3 – Green Open Access via institutional repository RePub

RePub, the EUR’s institutional repository, facilitates the Open Access publishing of EUR research via the so-called “Green Road“, in accordance with the strategic plan of the university. This means that authors are required to deposit (“self archiving”) the Accepted Author Manuscript (AAM) or ‘final author version’ of a publication in RePub. In some cases an embargo period is required. In the  Sherpa / Romeo database the  policies of journals and publishers can be checked.

Taverne amendment on Green Open Access

Pursuant to Article 25fa of the Copyright Act, researchers may make the publisher’s version of their articles available Open Access after a 6 months embargo.

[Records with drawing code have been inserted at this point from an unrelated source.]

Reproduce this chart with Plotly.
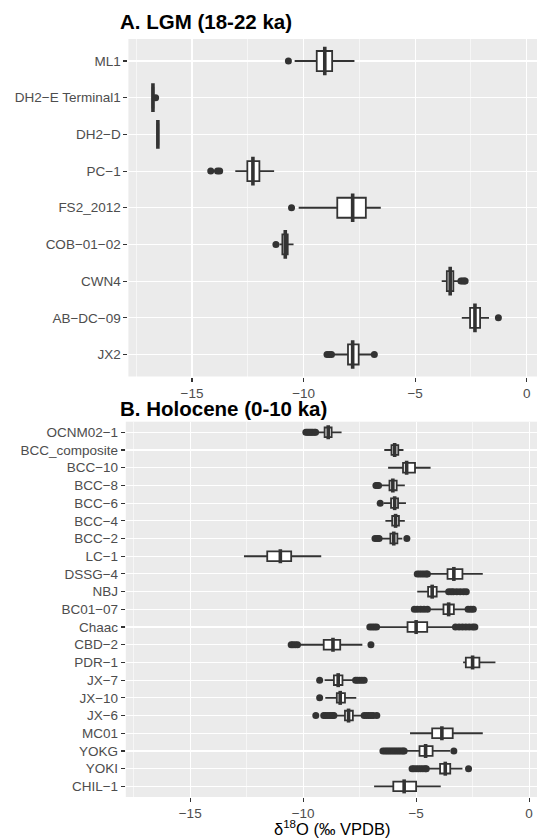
import plotly.graph_objects as go

# ---------------- Data ----------------
lgm_sites = ["ML1", "DH2−E Terminal1", "DH2−D", "PC−1", "FS2_2012",
             "COB−01−02", "CWN4", "AB−DC−09", "JX2"]
lgm_lower = [-10.40, -16.78, -16.56, -13.06, -10.22, -11.08, -3.81, -2.91, -8.64]
lgm_q1 = [-9.41, -16.77, -16.55, -12.52, -8.49, -10.95, -3.58, -2.54, -8.01]
lgm_median = [-9.05, -16.75, -16.53, -12.27, -7.80, -10.82, -3.43, -2.32, -7.80]
lgm_q3 = [-8.72, -16.73, -16.51, -11.98, -7.21, -10.71, -3.29, -2.09, -7.53]
lgm_upper = [-7.72, -16.70, -16.50, -11.32, -6.54, -10.45, -3.03, -1.69, -6.95]
lgm_outliers = {
    "ML1": [-10.68],
    "DH2−E Terminal1": [-16.63],
    "PC−1": [-14.16, -13.86, -13.76],
    "FS2_2012": [-10.54],
    "COB−01−02": [-11.24],
    "CWN4": [-2.95, -2.88, -2.80, -2.76],
    "AB−DC−09": [-1.27],
    "JX2": [-8.95, -8.85, -8.75, -6.83],
}

hol_sites = ["OCNM02−1", "BCC_composite", "BCC−10", "BCC−8", "BCC−6", "BCC−4",
             "BCC−2", "LC−1", "DSSG−4", "NBJ", "BC01−07", "Chaac", "CBD−2",
             "PDR−1", "JX−7", "JX−10", "JX−6", "MC01", "YOKG", "YOKI", "CHIL−1"]
hol_lower = [-9.39, -6.41, -6.24, -6.52, -6.44, -6.36, -6.56, -12.62, -4.47, -4.95,
             -4.39, -6.67, -10.20, -2.92, -9.05, -9.02, -8.56, -5.27, -5.49, -4.47, -6.86]
hol_q1 = [-9.05, -6.09, -5.58, -6.18, -6.11, -6.06, -6.14, -11.59, -3.61, -4.47,
          -3.79, -5.38, -9.09, -2.80, -8.64, -8.51, -8.15, -4.29, -4.85, -3.94, -6.01]
hol_median = [-8.89, -5.95, -5.42, -6.03, -5.95, -5.91, -5.99, -11.01, -3.33, -4.29,
              -3.56, -5.00, -8.68, -2.50, -8.45, -8.36, -7.99, -3.86, -4.58, -3.71, -5.53]
hol_q3 = [-8.74, -5.79, -5.05, -5.86, -5.80, -5.76, -5.83, -10.53, -2.95, -4.09,
          -3.33, -4.51, -8.36, -2.20, -8.26, -8.15, -7.80, -3.38, -4.27, -3.49, -5.00]
hol_upper = [-8.30, -5.56, -4.36, -5.50, -5.45, -5.50, -5.61, -9.20, -2.05, -3.64,
             -2.80, -3.33, -7.38, -1.49, -7.73, -7.65, -7.35, -2.05, -3.49, -2.95, -3.91]
hol_outliers = {
    "OCNM02−1": [-9.88, -9.82, -9.76, -9.70, -9.64, -9.58, -9.50, -9.45],
    "BCC−8": [-6.78, -6.72, -6.66],
    "BCC−6": [-6.59],
    "BCC−2": [-6.82, -6.72, -6.64, -5.41],
    "DSSG−4": [-4.95, -4.85, -4.75, -4.65, -4.55, -4.50],
    "NBJ": [-3.56, -3.45, -3.35, -3.20, -3.05, -2.90, -2.78],
    "BC01−07": [-5.08, -4.95, -4.80, -4.65, -4.50, -2.70, -2.58, -2.47],
    "Chaac": [-7.05, -6.95, -6.85, -6.75, -3.26, -3.10, -2.95, -2.80, -2.65, -2.50, -2.40],
    "CBD−2": [-10.53, -10.45, -10.35, -10.25, -7.00],
    "JX−7": [-9.27, -7.68, -7.60, -7.50, -7.40, -7.30],
    "JX−10": [-9.27],
    "JX−6": [-9.44, -9.09, -9.00, -8.90, -8.80, -8.70, -8.64,
             -7.30, -7.20, -7.10, -7.00, -6.90, -6.74],
    "YOKG": [-6.47, -6.38, -6.30, -6.22, -6.14, -6.06, -5.98, -5.90, -5.82,
             -5.74, -5.66, -5.58, -5.53, -3.33],
    "YOKI": [-5.18, -5.10, -5.00, -4.90, -4.80, -4.70, -4.60, -4.55, -2.68],
}

x_ticks = [-15, -10, -5, 0]
title_a = "A. LGM (18-22 ka)"
title_b = "B. Holocene (0-10 ka)"
x_title = "δ<sup>18</sup>O (‰ VPDB)"

# ---------------- Style ----------------
W, H = 537, 839
FONT = "Liberation Sans, Arial, Helvetica, sans-serif"
DARK = "#333333"
PANEL = "#EBEBEB"
TICKCOL = "#4D4D4D"


def py(px):
    return 1 - px / H


fig = go.Figure()


def add_panel(sites, lo, q1, med, q3, up, outs, xa, ya, med_size):
    fig.add_trace(go.Box(
        y=sites, q1=q1, median=med, q3=q3, lowerfence=lo, upperfence=up,
        orientation="h", fillcolor="white",
        line=dict(color=DARK, width=1.8), whiskerwidth=0,
        boxpoints=False, xaxis=xa, yaxis=ya, showlegend=False,
        hoverinfo="skip"))
    # thicker median lines (ggplot fatten = 2)
    fig.add_trace(go.Scatter(
        x=med, y=sites, mode="markers", xaxis=xa, yaxis=ya,
        marker=dict(symbol="line-ns", size=med_size,
                    line=dict(color=DARK, width=3.6)),
        showlegend=False, hoverinfo="skip"))
    ox, oy = [], []
    for s in sites:
        for v in outs.get(s, []):
            ox.append(v)
            oy.append(s)
    fig.add_trace(go.Scatter(
        x=ox, y=oy, mode="markers", xaxis=xa, yaxis=ya,
        marker=dict(color=DARK, size=7, line=dict(width=0)),
        showlegend=False, hoverinfo="skip"))


add_panel(lgm_sites, lgm_lower, lgm_q1, lgm_median, lgm_q3, lgm_upper,
          lgm_outliers, "x", "y", 20.5)
add_panel(hol_sites, hol_lower, hol_q1, hol_median, hol_q3, hol_upper,
          hol_outliers, "x2", "y2", 10)

xcommon = dict(
    tickvals=x_ticks, ticks="outside", ticklen=4, tickwidth=1.1, tickcolor=DARK,
    tickfont=dict(family=FONT, size=13.5, color=TICKCOL),
    showgrid=True, gridcolor="white", gridwidth=1.1,
    minor=dict(dtick=2.5, tick0=0, showgrid=True, gridcolor="white", gridwidth=0.55),
    zeroline=False, showline=False, fixedrange=True, automargin=False,
)
ycommon = dict(
    type="category", ticks="outside", ticklen=4, tickwidth=1.1, tickcolor=DARK,
    tickfont=dict(family=FONT, size=13.5, color=TICKCOL),
    showgrid=True, gridcolor="white", gridwidth=1.1,
    zeroline=False, showline=False, fixedrange=True, automargin=False,
)

fig.update_layout(
    width=W, height=H,
    margin=dict(l=0, r=0, t=0, b=0),
    paper_bgcolor="white", plot_bgcolor=PANEL,
    boxgap=0.22,
    showlegend=False,
    xaxis=dict(xcommon, domain=[128.4 / W, 1], range=[-17.85, 0.46], anchor="y"),
    yaxis=dict(ycommon, domain=[py(376.5), py(39)], anchor="x",
               categoryorder="array", categoryarray=lgm_sites,
               range=[len(lgm_sites) - 0.4, -0.6]),
    xaxis2=dict(xcommon, domain=[125.8 / W, 1], range=[-17.85, 0.35], anchor="y2"),
    yaxis2=dict(ycommon, domain=[py(797), py(421.7)], anchor="x2",
                categoryorder="array", categoryarray=hol_sites,
                range=[len(hol_sites) - 0.4, -0.6]),
    annotations=[
        dict(text="<b>" + title_a + "</b>", x=118 / W, y=py(22), xref="paper", yref="paper",
             xanchor="left", yanchor="middle", showarrow=False,
             font=dict(family=FONT, size=20.5, color="black")),
        dict(text="<b>" + title_b + "</b>", x=118 / W, y=py(408), xref="paper", yref="paper",
             xanchor="left", yanchor="middle", showarrow=False,
             font=dict(family=FONT, size=20.5, color="black")),
        dict(text=x_title, x=332 / W, y=py(828), xref="paper", yref="paper",
             xanchor="center", yanchor="middle", showarrow=False,
             font=dict(family=FONT, size=16.5, color="black")),
    ],
)

fig.write_html("out.html",
               config={"displayModeBar": False, "staticPlot": True},
               post_script="document.body.style.margin='0';document.body.style.overflow='hidden';")
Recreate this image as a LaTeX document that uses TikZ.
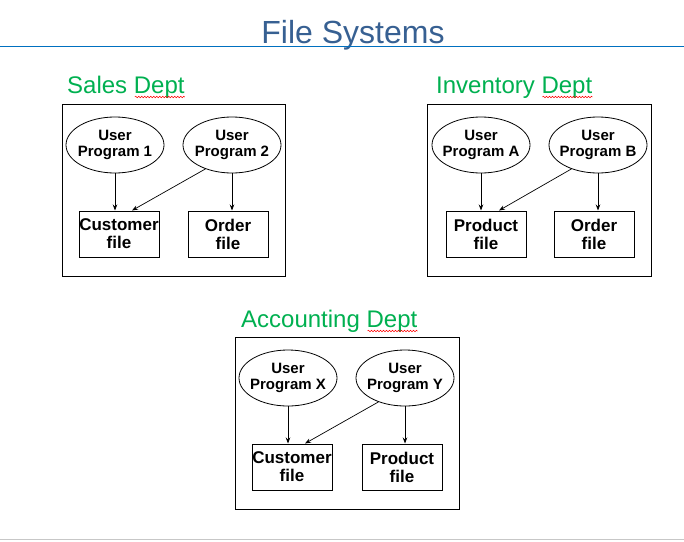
\documentclass[tikz,border=0pt]{standalone}
\usepackage{fontspec}
\setmainfont{Liberation Sans}
\usetikzlibrary{arrows.meta,shapes.geometric,decorations.pathmorphing}

\definecolor{titleblue}{RGB}{55,96,146}
\definecolor{ruleblue}{RGB}{0,112,192}
\definecolor{deptgreen}{RGB}{0,176,80}

\begin{document}
\begin{tikzpicture}[
    x=1pt, y=-1pt,
    prog/.style={draw, ellipse, line width=0.8pt, minimum width=98pt, minimum height=56pt, inner xsep=-5pt, inner ysep=0pt, align=center, font=\fontsize{15}{16}\selectfont\bfseries},
    file/.style={draw, rectangle, line width=1pt, minimum width=80pt, minimum height=46pt, inner sep=0pt, align=center, font=\fontsize{17}{18}\selectfont\bfseries},
    dept/.style={draw, line width=1pt},
    edge/.style={-{Stealth[length=6pt,width=4.5pt]}, line width=0.7pt},
    label/.style={anchor=base west, inner sep=0pt, text=deptgreen, font=\fontsize{24}{26}\selectfont},
    title/.style={anchor=base, inner sep=0pt, text=titleblue, font=\fontsize{32}{34}\selectfont},
    squiggle/.style={red, line width=0.5pt, decorate, decoration={snake, amplitude=0.8pt, segment length=3pt}},
]
\useasboundingbox (0,0) rectangle (684,541);

\node[title] (ttl) at (353,43) {File Systems};
\draw[ruleblue, line width=1pt] (0,46.5) -- (684,46.5);
\draw[black!22, line width=1.5pt] (0,539.5) -- (684,539.5);

% Sales
\node[label] (lsales) at (67,93) {Sales Dept};
\draw[squiggle] ([xshift=-50pt,yshift=-4pt]lsales.base east) -- ([yshift=-4pt]lsales.base east);
\draw[dept] (62,104) rectangle (285,276);
\node[prog] (s1) at (115,145) {User\\Program 1};
\node[prog] (s2) at (232,145) {User\\Program 2};
\node[file] (scust) at (119,234) {Customer\\file};
\node[file] (sord) at (228,234) {Order\\file};

\draw[edge] (s1.south) -- (s1.south |- scust.north);
\draw[edge] (s2.222) -- ([xshift=13pt]scust.north);
\draw[edge] (s2.south) -- (s2.south |- sord.north);

% Inventory
\node[label] (linv) at (436,93) {Inventory Dept};
\draw[squiggle] ([xshift=-50pt,yshift=-4pt]linv.base east) -- ([yshift=-4pt]linv.base east);
\draw[dept] (427,104) rectangle (651,276);
\node[prog] (ia) at (481,145) {User\\Program A};
\node[prog] (ib) at (598,145) {User\\Program B};
\node[file] (iprod) at (486,234) {Product\\file};
\node[file] (iord) at (594,234) {Order\\file};

\draw[edge] (ia.south) -- (ia.south |- iprod.north);
\draw[edge] (ib.222) -- ([xshift=13pt]iprod.north);
\draw[edge] (ib.south) -- (ib.south |- iord.north);

% Accounting
\node[label] (lacc) at (241,327) {Accounting Dept};
\draw[squiggle] ([xshift=-50pt,yshift=-4pt]lacc.base east) -- ([yshift=-4pt]lacc.base east);
\draw[dept] (235,337) rectangle (459,509);
\node[prog] (ax) at (288,378) {User\\Program X};
\node[prog] (ay) at (405,378) {User\\Program Y};
\node[file] (acust) at (292,467) {Customer\\file};
\node[file] (aprod) at (402,467) {Product\\file};

\draw[edge] (ax.south) -- (ax.south |- acust.north);
\draw[edge] (ay.222) -- ([xshift=13pt]acust.north);
\draw[edge] (ay.south) -- (ay.south |- aprod.north);

\end{tikzpicture}
\end{document}
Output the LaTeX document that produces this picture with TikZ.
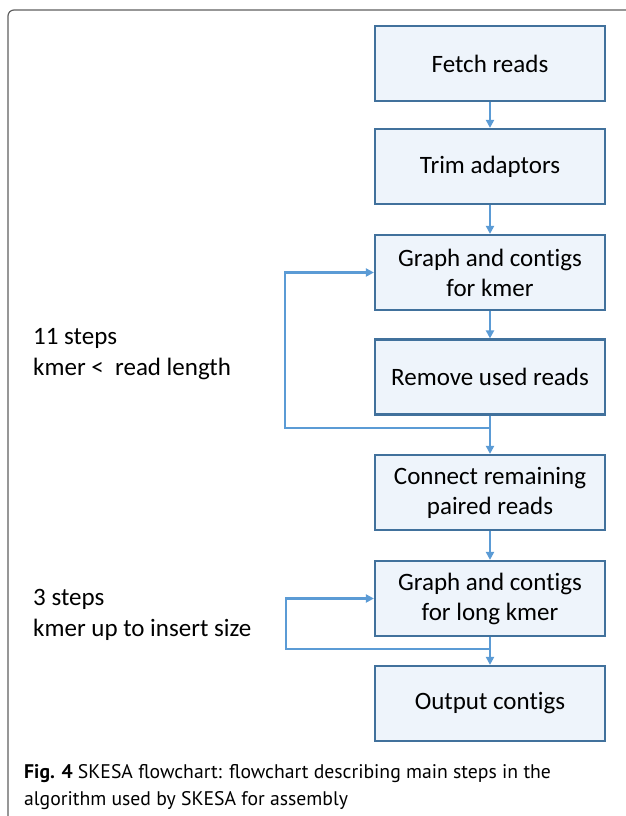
\documentclass[tikz,border=0pt]{standalone}
\usepackage{fontspec}
\setmainfont{Carlito}[Ligatures=NoCommon]
\newfontfamily\capfont{PT Sans}
\usetikzlibrary{arrows.meta}
\definecolor{boxfill}{HTML}{EEF4FB}
\definecolor{boxline}{HTML}{41719C}
\definecolor{arrowcol}{HTML}{5B9BD5}
\definecolor{framecol}{HTML}{606060}
\begin{document}
\begin{tikzpicture}[x=1pt,y=-1pt,
  stepbox/.style={draw=boxline,fill=boxfill,line width=2.2pt,minimum width=230pt,minimum height=75pt,
    align=center,font=\fontsize{25}{30}\selectfont,inner sep=0pt},
  conn/.style={draw=arrowcol,line width=2.2pt,-{Triangle[length=8pt,width=8pt]}},
  lbl/.style={anchor=base west,align=left,font=\fontsize{25}{31}\selectfont,inner sep=0pt}]
\useasboundingbox (0,0) rectangle (626,816);
\draw[framecol,line width=1.2pt,rounded corners=6pt] (8,830) -- (8,10) -- (640,10);
\node[stepbox] (b1) at (490,63.5) {Fetch reads};
\node[stepbox] (b2) at (490,166.5) {Trim adaptors};
\node[stepbox] (b3) at (490,272.5) {Graph and contigs\\for kmer};
\node[stepbox] (b4) at (490,377) {Remove used reads};
\node[stepbox] (b5) at (490,492.5) {Connect remaining\\paired reads};
\node[stepbox] (b6) at (490,598.5) {Graph and contigs\\for long kmer};
\node[stepbox] (b7) at (490,703.5) {Output contigs};
\draw[conn] (b1) -- (b2);
\draw[conn] (b2) -- (b3);
\draw[conn] (b3) -- (b4);
\draw[conn] (b4) -- (b5);
\draw[conn] (b5) -- (b6);
\draw[conn] (b6) -- (b7);
\coordinate (j1) at (490,428);
\coordinate (j2) at (490,649);
\draw[conn] (j1) -- (285,428) -- (285,272.5) -- (b3.west);
\draw[conn] (j2) -- (286,649) -- (286,598.5) -- (b6.west);
\node[lbl] (t1) at (33,375) {11 steps\\kmer <\ \ read length};
\node[lbl] (t2) at (33,636) {3 steps\\kmer up to insert size};
\node[anchor=base west,align=left,inner sep=0pt,font=\capfont\fontsize{19.7}{27}\selectfont] (cap) at (24,805)
  {\textbf{Fig. 4} SKESA flowchart: flowchart describing main steps in the\\algorithm used by SKESA for assembly};
\end{tikzpicture}
\end{document}
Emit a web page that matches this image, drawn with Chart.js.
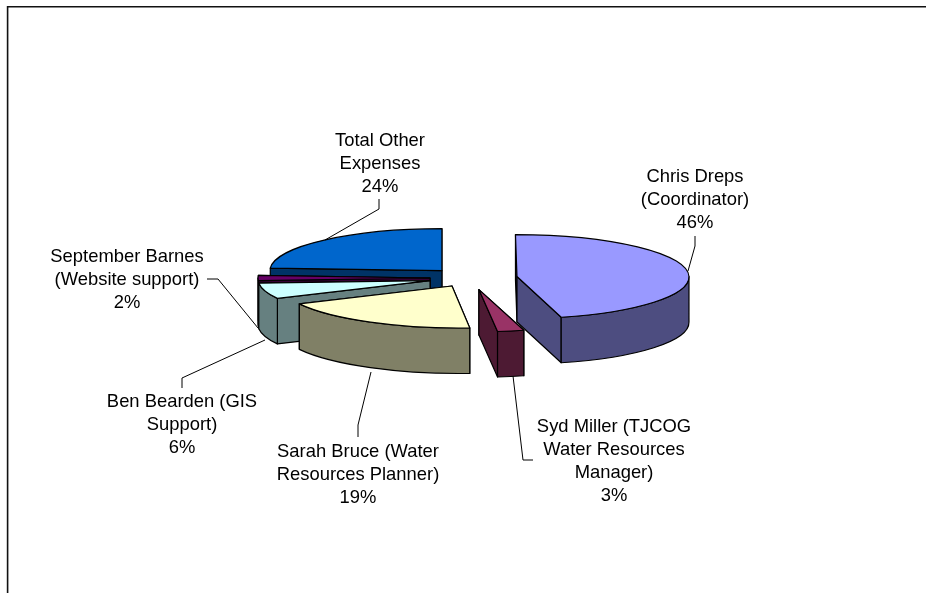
<!DOCTYPE html>
<html>
<head>
<meta charset="utf-8">
<script src="https://cdn.jsdelivr.net/npm/chart.js@4"></script>
<style>
  html, body { margin: 0; padding: 0; background: #fff; }
  canvas { display: block; }
</style>
</head>
<body>
<canvas id="chart" width="926" height="593"></canvas>
<script>
const categories = ['Chris Dreps (Coordinator)', 'Syd Miller (TJCOG Water Resources Manager)', 'Sarah Bruce (Water Resources Planner)', 'Ben Bearden (GIS Support)', 'September Barnes (Website support)', 'Total Other Expenses'];
const shares = [46, 3, 19, 6, 2, 24];

const topColors = ['#9999FF', '#993366', '#FFFFCC', '#CCFFFF', '#660066', '#0066CC'];
const wallColors = ['#4D4D80', '#4D1A33', '#808066', '#668080', '#330033', '#003366'];

// how far each slice is pulled out, and the perspective of each one
const explode = [47.4, 48, 38, 41.7, 40, 41];
const lean = [1.5, 9.7, 7, 7, 0, 0];
const narrow = [1, 0.83, 1, 1, 1, 1];
// back to front
const paintOrder = [5, 4, 3, 2, 0, 1];

const RADIUS = 172;
const SQUASH = 42 / 172;
const DEPTH = 45.5;

// label text lines (the percentage line comes from shares), with leader lines
const labelLines = [
  ['Chris Dreps', '(Coordinator)'],
  ['Syd Miller (TJCOG', 'Water Resources', 'Manager)'],
  ['Sarah Bruce (Water', 'Resources Planner)'],
  ['Ben Bearden (GIS', 'Support)'],
  ['September Barnes', '(Website support)'],
  ['Total Other', 'Expenses']
];
const labelCenter = [[695, 177], [614, 427], [358, 452], [182, 402], [127, 257], [380, 141]];
const leaders = [
  [[695, 236], [695, 246], [688, 271]],
  [[513, 376], [523, 460], [533, 460]],
  [[358, 437], [358, 425], [371, 372]],
  [[182, 388], [182, 378], [265, 340]],
  [[207, 279], [218, 279], [258, 328]],
  [[379, 199], [379, 209], [325, 240]]
];

const LINE_H = 23;

// moves the context into the flattened, pulled out space of a slice
function slicePlace(ctx, arc, i, drop) {
  const half = (arc.startAngle + arc.endAngle) / 2;
  ctx.setTransform(1, 0, 0, 1, 0, 0);
  ctx.translate(arc.x, arc.y + drop);
  ctx.transform(narrow[i], 0, lean[i] / RADIUS, SQUASH, 0, 0);
  ctx.translate(-arc.x + Math.cos(half) * explode[i], -arc.y + Math.sin(half) * explode[i]);
}

function cutWall(ctx, arc, i, angle) {
  const px = arc.x + Math.cos(angle) * arc.outerRadius;
  const py = arc.y + Math.sin(angle) * arc.outerRadius;
  ctx.beginPath();
  slicePlace(ctx, arc, i, 0);
  ctx.moveTo(arc.x, arc.y);
  ctx.lineTo(px, py);
  slicePlace(ctx, arc, i, DEPTH);
  ctx.lineTo(px, py);
  ctx.lineTo(arc.x, arc.y);
  ctx.closePath();
  ctx.setTransform(1, 0, 0, 1, 0, 0);
  ctx.fill();
  ctx.stroke();
}

function roundWall(ctx, arc, i) {
  const a0 = Math.max(arc.startAngle, 0);
  const a1 = Math.min(arc.endAngle, Math.PI);
  if (a1 <= a0) return;
  ctx.beginPath();
  slicePlace(ctx, arc, i, 0);
  ctx.arc(arc.x, arc.y, arc.outerRadius, a0, a1);
  slicePlace(ctx, arc, i, DEPTH);
  ctx.arc(arc.x, arc.y, arc.outerRadius, a1, a0, true);
  ctx.closePath();
  ctx.setTransform(1, 0, 0, 1, 0, 0);
  ctx.fill();
  ctx.stroke();
}

const pie3d = {
  id: 'pie3d',
  beforeDraw(chart) {
    const ctx = chart.ctx;
    ctx.save();
    ctx.strokeStyle = '#111';
    ctx.lineWidth = 1.6;
    ctx.beginPath();
    ctx.moveTo(7.6, 593);
    ctx.lineTo(7.6, 6.8);
    ctx.lineTo(926, 6.8);
    ctx.stroke();
    ctx.restore();
  },
  // slices are painted here, in depth order, with their walls
  beforeDatasetDraw(chart, args) {
    const ctx = chart.ctx;
    const arcs = args.meta.data;
    ctx.save();
    ctx.lineJoin = 'round';
    ctx.lineWidth = 1.2;
    ctx.strokeStyle = '#000';
    paintOrder.forEach(i => {
      const arc = arcs[i];
      // the cut face nearer the viewer goes last
      const cuts = [arc.startAngle, arc.endAngle].sort((a, b) => Math.sin(a) - Math.sin(b));
      ctx.fillStyle = wallColors[i];
      cuts.forEach(a => cutWall(ctx, arc, i, a));
      roundWall(ctx, arc, i);

      ctx.save();
      slicePlace(ctx, arc, i, 0);
      arc.draw(ctx);
      ctx.restore();

      ctx.beginPath();
      slicePlace(ctx, arc, i, 0);
      ctx.moveTo(arc.x, arc.y);
      ctx.arc(arc.x, arc.y, arc.outerRadius, arc.startAngle, arc.endAngle);
      ctx.closePath();
      ctx.setTransform(1, 0, 0, 1, 0, 0);
      ctx.stroke();
    });
    ctx.restore();
    return false;
  },
  afterDraw(chart) {
    const ctx = chart.ctx;
    ctx.save();
    ctx.strokeStyle = '#000';
    ctx.lineWidth = 1;
    leaders.forEach(pts => {
      ctx.beginPath();
      pts.forEach((p, k) => k ? ctx.lineTo(p[0], p[1]) : ctx.moveTo(p[0], p[1]));
      ctx.stroke();
    });
    ctx.fillStyle = '#000';
    ctx.font = '18.4px "Liberation Sans"';
    ctx.textAlign = 'center';
    ctx.textBaseline = 'middle';
    labelLines.forEach((lines, i) => {
      lines.concat(shares[i] + '%').forEach((line, k) => {
        ctx.fillText(line, labelCenter[i][0], labelCenter[i][1] + k * LINE_H);
      });
    });
    ctx.restore();
  }
};

new Chart(document.getElementById('chart'), {
  type: 'pie',
  data: {
    labels: categories,
    datasets: [{
      data: shares,
      backgroundColor: topColors,
      borderWidth: 0
    }]
  },
  options: {
    responsive: false,
    animation: false,
    radius: RADIUS,
    layout: { padding: { left: 14, right: 0, top: 0, bottom: 37 } },
    plugins: { legend: { display: false }, tooltip: { enabled: false } }
  },
  plugins: [pie3d]
});
</script>
</body>
</html>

Scholarly work published during your affiliation with Erasmus MC can be made Open Access via the Taverne Amendment under the following conditions:

  • The publication is financed in whole or in part with Dutch public funds.
  • The creator(s) is/are employed by a Dutch university; the creators can be both authors and co-authors.
  • It is a short scientific work; the length of a scientific article, a book chapter or a conference proceeding.

The principles of the Taverne Amendment have been adopted by the Association of Universities in the Netherlands (VSNU) and the board of the National Programme for Open Science (NPOS). These principles include the expiry of an embargo after six months, so that all published articles, chapters and conference proceedings in the University’s repository can become available Open Access from that time. Erasmus University Rotterdam is currently working on designing a simple procedure for a broad roll-out.